Convention for note names?

I’m making a knob for entering a pitch-CV value.

The only convention I know is: 0 Volts relates to C4 (MIDI note 60).

But is there also a convention on writing note names? What would you prefer?




In both versions, the octave numbers do not line up in the context menu provided by the kob:


Definitely the first one for me, since that is the format that VCV recognizes when keying in frequencies in frequency knob context menus.


Second that

Indeed ! Also, C2 and C-2 are two different notes. How do you spell C-2, C-2-2 ? C–2 ? First one is ok to me.

thanks a lot for your quick replies

In my software I usually have a choice for sharps or flats, and my flats convention is your dash. So for the same pitch I might say:

C#4 D-4

In my software where I know what the key signature is, I pick sharps or flats more or less like a normal musician would - to minimize the number of accidentals.

Does Rack support double-flats and double-sharps for quarter-tone intervals?

I have no idea. Well, my guess is “no”, but I don’t know.

If you want consistency with what Rack does, you should be able to call Racks’ functions that do the parsing without the need to reinvent that wheel.

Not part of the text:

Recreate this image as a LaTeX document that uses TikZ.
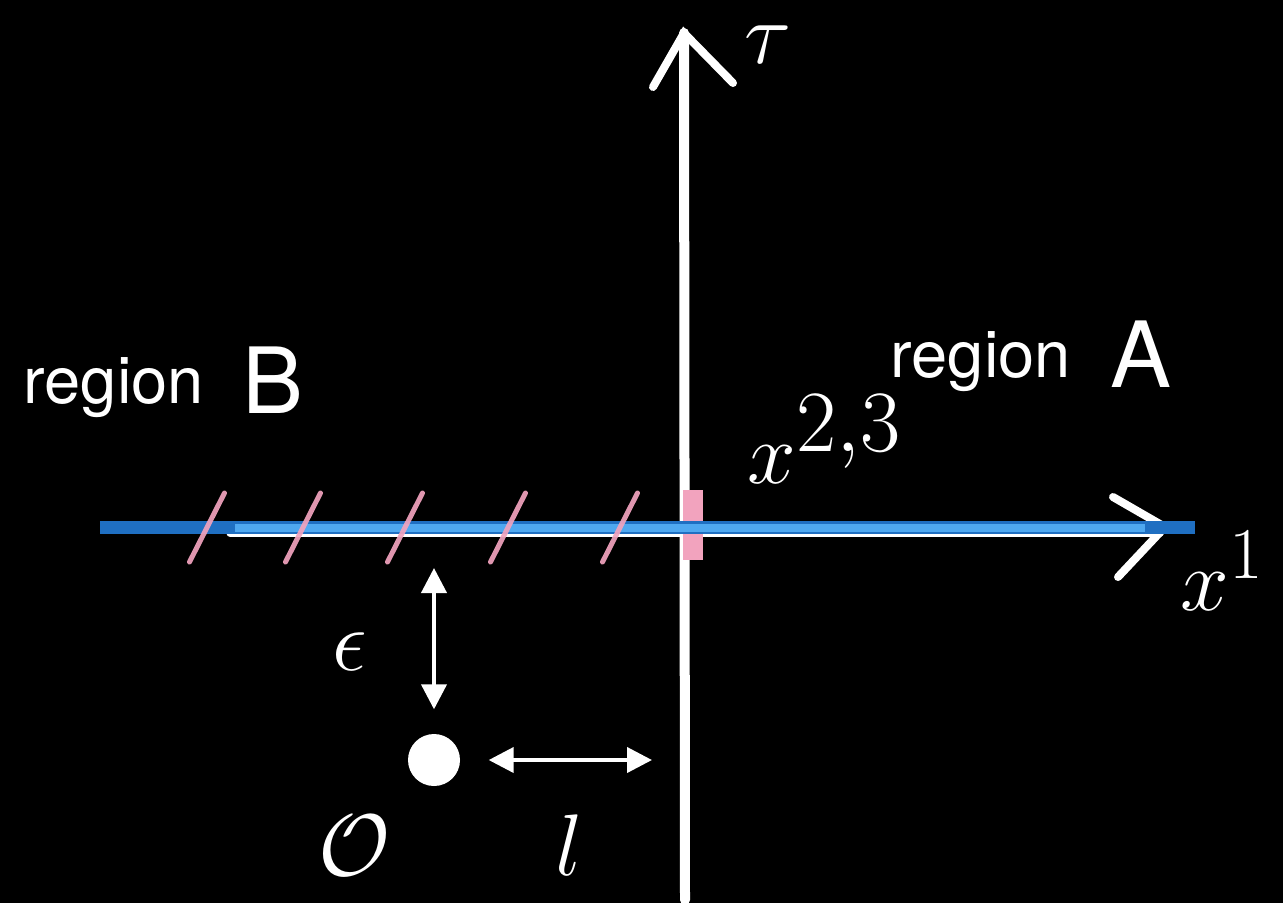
\documentclass[tikz,border=0pt]{standalone}
\usepackage{fontspec}
\newfontfamily\regionfont{TeX Gyre Heros}
\usepackage{xcolor}
\definecolor{axisBlue}{HTML}{1F6FC2}
\definecolor{axisBlueLt}{HTML}{4FA8F0}
\definecolor{hatchPink}{HTML}{F2A3BE}
\usepackage{tikz}
\usetikzlibrary{calc,positioning,arrows.meta}

\begin{document}
\begin{tikzpicture}[
            chalk/.style={draw=white, line cap=round, line width=0.1cm},
            dim/.style={draw=white, line width=0.04cm,
                        {Triangle[width=0.25cm,length=0.25cm]}-{Triangle[width=0.25cm,length=0.25cm]}},
            mth/.style={text=white, inner sep=0, anchor=base west,
                        font=\fontsize{28}{34}\selectfont},
            reg/.style={text=white, inner sep=0, anchor=base west,
                        font=\regionfont\fontsize{18.5}{22}\selectfont},
            big/.style={reg, font=\regionfont\fontsize{26}{30}\selectfont}]
        \path[use as bounding box, fill=black] (-6.85,-3.76) rectangle (5.98,5.27);
        % axes
        \coordinate (tauFoot) at (0,-3.73);
        \coordinate (tauTip) at (-0.01,4.94);
        \coordinate (xTip) at (4.80,0);
        \draw[chalk] (tauFoot) -- (tauTip);
        \draw[chalk, line width=0.08cm] (-0.32,4.40) -- (tauTip) -- (0.48,4.44);
        \draw[chalk, line width=0.07cm] (-4.55,-0.06) -- (4.75,-0.06);
        \draw[chalk, line width=0.08cm] (4.28,0.30) -- (xTip) -- (4.33,-0.50);
        \fill[hatchPink] (-0.02,-0.33) rectangle (0.18,0.37);
        \draw[axisBlue, line width=0.13cm] (-5.85,0) -- (5.10,0);
        \draw[axisBlueLt, line width=0.08cm] (-4.50,-0.01) -- (4.60,-0.01);
        % cut along region B
        \foreach \c in {-4.78,-3.82,-2.80,-1.77,-0.65}
          \draw[hatchPink, opacity=0.92, line width=0.05cm, line cap=round]
            (\c-0.175,-0.35) -- (\c+0.175,0.34);
        % labels
        \node[mth] (tau) at (0.59,4.64) {$\tau$};
        \node[mth] (xOne) at (4.95,-0.83) {$x^1$};
        \node[mth, font=\fontsize{33}{40}\selectfont] (xPerp) at (0.62,0.44) {$x^{2,3}$};
        \node[reg] (regA) at (2.05,1.50) {region};
        \node[big] (labA) at (4.25,1.40) {A};
        \node[reg] (regB) at (-6.62,1.24) {region};
        \node[big] (labB) at (-4.43,1.14) {B};
        % operator and distances
        \node[circle, fill=white, minimum size=0.52cm, inner sep=0] (obs) at (-2.51,-2.33) {};
        \coordinate (epsTop) at (-2.51,-0.41);
        \draw[dim, shorten >=0.24cm] (epsTop) -- (obs.north);
        \draw[dim, shorten <=0.28cm, shorten >=0.33cm] (obs.east) -- (obs -| tauFoot);
        \node[mth] (eps) at (-3.53,-1.43) {$\epsilon$};
        \node[mth] (opO) at (-3.67,-3.48) {$\mathcal{O}$};
        \node[mth] (len) at (-1.30,-3.48) {$l$};
      \end{tikzpicture}
\end{document}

Wouldn’t a double sharp or a double flat just be a double sharp or a double flat, not a quarter tone? The single/double/triple struck sharp (and backwards and back-to-back flat) are sometimes used for those accidentals but I don’t think they have an ascii representation.

shares some of the conventions people have used.

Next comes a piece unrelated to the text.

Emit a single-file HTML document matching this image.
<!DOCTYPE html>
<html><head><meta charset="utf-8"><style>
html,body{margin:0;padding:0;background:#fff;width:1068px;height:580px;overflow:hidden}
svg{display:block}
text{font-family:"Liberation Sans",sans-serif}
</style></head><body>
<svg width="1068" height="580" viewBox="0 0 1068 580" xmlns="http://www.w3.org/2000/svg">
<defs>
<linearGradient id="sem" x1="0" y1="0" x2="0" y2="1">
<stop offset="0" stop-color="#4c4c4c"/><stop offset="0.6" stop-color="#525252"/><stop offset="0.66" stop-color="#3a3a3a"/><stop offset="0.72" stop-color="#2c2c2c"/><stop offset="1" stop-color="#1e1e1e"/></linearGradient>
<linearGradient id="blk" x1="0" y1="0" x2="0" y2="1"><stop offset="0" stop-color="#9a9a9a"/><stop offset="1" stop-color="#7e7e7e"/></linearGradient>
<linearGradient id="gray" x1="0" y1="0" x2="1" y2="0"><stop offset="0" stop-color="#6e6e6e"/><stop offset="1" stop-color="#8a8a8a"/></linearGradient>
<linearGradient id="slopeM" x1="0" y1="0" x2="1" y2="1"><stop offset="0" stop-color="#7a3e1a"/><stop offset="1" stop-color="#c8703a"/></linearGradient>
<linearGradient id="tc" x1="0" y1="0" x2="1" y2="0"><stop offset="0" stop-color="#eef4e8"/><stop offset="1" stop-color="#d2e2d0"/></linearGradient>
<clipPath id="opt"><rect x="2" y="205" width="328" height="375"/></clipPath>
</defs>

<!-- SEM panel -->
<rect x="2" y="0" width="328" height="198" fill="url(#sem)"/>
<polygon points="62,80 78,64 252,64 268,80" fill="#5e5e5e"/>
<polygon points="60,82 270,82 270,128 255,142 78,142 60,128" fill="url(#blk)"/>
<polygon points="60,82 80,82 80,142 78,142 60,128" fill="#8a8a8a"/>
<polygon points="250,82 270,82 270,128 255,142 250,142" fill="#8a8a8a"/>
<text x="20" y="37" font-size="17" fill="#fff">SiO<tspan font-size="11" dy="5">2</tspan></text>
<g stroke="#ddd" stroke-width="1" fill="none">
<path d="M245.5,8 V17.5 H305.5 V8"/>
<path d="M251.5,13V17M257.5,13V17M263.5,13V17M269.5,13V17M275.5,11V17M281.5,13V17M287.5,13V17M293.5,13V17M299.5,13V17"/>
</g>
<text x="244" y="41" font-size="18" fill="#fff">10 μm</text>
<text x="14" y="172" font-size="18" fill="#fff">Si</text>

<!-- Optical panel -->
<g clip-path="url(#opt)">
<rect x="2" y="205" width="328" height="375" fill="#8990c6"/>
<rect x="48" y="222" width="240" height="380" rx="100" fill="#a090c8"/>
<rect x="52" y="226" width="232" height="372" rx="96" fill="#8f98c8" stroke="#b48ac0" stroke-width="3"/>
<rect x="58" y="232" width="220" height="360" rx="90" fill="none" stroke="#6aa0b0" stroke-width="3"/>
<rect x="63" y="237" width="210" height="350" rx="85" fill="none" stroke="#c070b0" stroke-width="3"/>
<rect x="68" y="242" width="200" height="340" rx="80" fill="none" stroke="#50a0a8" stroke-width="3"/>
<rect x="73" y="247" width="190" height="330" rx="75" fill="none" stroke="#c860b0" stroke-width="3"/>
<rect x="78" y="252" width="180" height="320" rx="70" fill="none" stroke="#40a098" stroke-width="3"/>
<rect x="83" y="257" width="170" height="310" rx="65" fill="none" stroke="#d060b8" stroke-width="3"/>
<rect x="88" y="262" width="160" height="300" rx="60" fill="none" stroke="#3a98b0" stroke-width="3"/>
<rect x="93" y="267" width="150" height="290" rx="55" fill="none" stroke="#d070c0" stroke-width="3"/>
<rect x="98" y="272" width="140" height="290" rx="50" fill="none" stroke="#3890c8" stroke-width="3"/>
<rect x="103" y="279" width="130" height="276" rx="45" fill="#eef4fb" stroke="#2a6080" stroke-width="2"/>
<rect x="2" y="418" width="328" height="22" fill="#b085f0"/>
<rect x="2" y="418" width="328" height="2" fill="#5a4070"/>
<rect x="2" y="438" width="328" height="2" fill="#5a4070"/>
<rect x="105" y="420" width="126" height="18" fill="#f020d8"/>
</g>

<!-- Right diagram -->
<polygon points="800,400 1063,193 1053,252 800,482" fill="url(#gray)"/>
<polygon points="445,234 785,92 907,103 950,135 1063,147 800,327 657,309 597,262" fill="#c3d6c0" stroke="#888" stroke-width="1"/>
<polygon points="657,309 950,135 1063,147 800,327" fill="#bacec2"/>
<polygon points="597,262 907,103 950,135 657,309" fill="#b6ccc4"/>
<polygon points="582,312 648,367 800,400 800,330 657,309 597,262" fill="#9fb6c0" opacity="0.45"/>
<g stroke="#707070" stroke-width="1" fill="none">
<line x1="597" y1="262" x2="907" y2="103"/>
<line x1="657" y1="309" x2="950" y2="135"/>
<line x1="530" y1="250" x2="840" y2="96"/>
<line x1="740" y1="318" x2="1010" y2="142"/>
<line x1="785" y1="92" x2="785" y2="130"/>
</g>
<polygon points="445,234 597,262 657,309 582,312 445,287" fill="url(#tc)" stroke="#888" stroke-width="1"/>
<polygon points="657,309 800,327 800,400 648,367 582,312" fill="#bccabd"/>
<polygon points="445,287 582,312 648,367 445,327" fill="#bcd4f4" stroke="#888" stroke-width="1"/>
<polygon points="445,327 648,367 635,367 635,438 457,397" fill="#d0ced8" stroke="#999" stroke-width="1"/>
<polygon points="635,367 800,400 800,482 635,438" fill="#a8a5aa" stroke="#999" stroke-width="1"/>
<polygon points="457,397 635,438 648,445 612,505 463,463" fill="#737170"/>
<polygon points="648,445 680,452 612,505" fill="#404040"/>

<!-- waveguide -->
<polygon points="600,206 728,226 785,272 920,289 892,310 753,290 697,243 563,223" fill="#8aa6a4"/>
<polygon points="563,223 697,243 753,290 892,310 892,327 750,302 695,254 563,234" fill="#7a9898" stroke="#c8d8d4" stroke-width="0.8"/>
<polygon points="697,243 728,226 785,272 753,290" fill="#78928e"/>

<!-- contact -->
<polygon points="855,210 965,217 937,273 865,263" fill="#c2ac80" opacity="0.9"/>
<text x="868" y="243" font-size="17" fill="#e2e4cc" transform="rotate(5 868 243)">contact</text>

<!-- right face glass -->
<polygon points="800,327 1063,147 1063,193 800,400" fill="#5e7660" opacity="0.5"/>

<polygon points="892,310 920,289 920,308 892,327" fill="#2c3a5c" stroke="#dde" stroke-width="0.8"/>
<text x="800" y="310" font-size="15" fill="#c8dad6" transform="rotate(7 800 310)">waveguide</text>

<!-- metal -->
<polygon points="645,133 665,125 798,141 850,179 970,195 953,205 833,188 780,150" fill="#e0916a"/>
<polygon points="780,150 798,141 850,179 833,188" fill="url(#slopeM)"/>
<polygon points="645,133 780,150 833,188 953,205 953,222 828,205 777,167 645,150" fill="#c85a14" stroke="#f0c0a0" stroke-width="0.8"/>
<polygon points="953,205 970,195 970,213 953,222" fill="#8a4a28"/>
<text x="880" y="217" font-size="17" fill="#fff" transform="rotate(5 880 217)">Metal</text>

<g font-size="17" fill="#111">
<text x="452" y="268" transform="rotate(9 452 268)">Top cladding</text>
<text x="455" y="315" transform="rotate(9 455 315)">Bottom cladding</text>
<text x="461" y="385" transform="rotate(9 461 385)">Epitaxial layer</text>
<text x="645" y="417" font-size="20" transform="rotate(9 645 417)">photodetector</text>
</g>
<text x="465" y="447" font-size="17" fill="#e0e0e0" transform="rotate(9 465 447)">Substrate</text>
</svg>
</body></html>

C-1, as well as confusing “C (-1)” (midi note 0 if C4 is 60) with “C1” (midi note 24) runs the nasty risk of looking like “C minor 7” when you do “C-7”. I would avoid the dash myself

The other problem, of course, is that different DAWs call midi note 60 C3, 4 or 5 so people get confused and upset about that too. The advice here to follow the rack convention is good advice but you may get some questions about it.


The dash is widely used in trackers. That’s why I’m familiar with this style.

Looking in the S.M.U.F.L spec. Both Harmony and Meander use the same SMUFL compatible fonts. It looks like there are a huge number of notations for quarter tones. It’s not clear to me any of them are in common use? Other accidentals - Standard Music Font Layout (SMuFL)

I had no idea that that (typing in note names) was a thing you could do. It’s not mentioned at all in the docs at VCV - Free Modules

1 Like

It’s here:


Going back to the topic: I asked about the note names I want to display in the context menu of a knob that acts as a switch. So there will be no input field for entering note names, there will only be a list where one can select a specific note name. And I don’t want to implement quartertones or other microtonal stuff.

My advice for that case is use c4 to be midi note 60 and don’t add dashes

1 Like

I’ve seen these the most often in transcribing Arabic music (maqam) where the scales are quite varied but the notation uses a 24 note scale to represent them. (Much like we use a 12 note scale to represent the various tunings used in pre-classical-era and folk western music)

It doesn’t matter for this conversation though and I’ve never seen an ascii representation just the graphical one

1 Like

Smufl isn’t really an ascii representation. It’s just a big Unicode spec for mapping code points to fonts. The ascii tends to stay hidden in most programs that use it.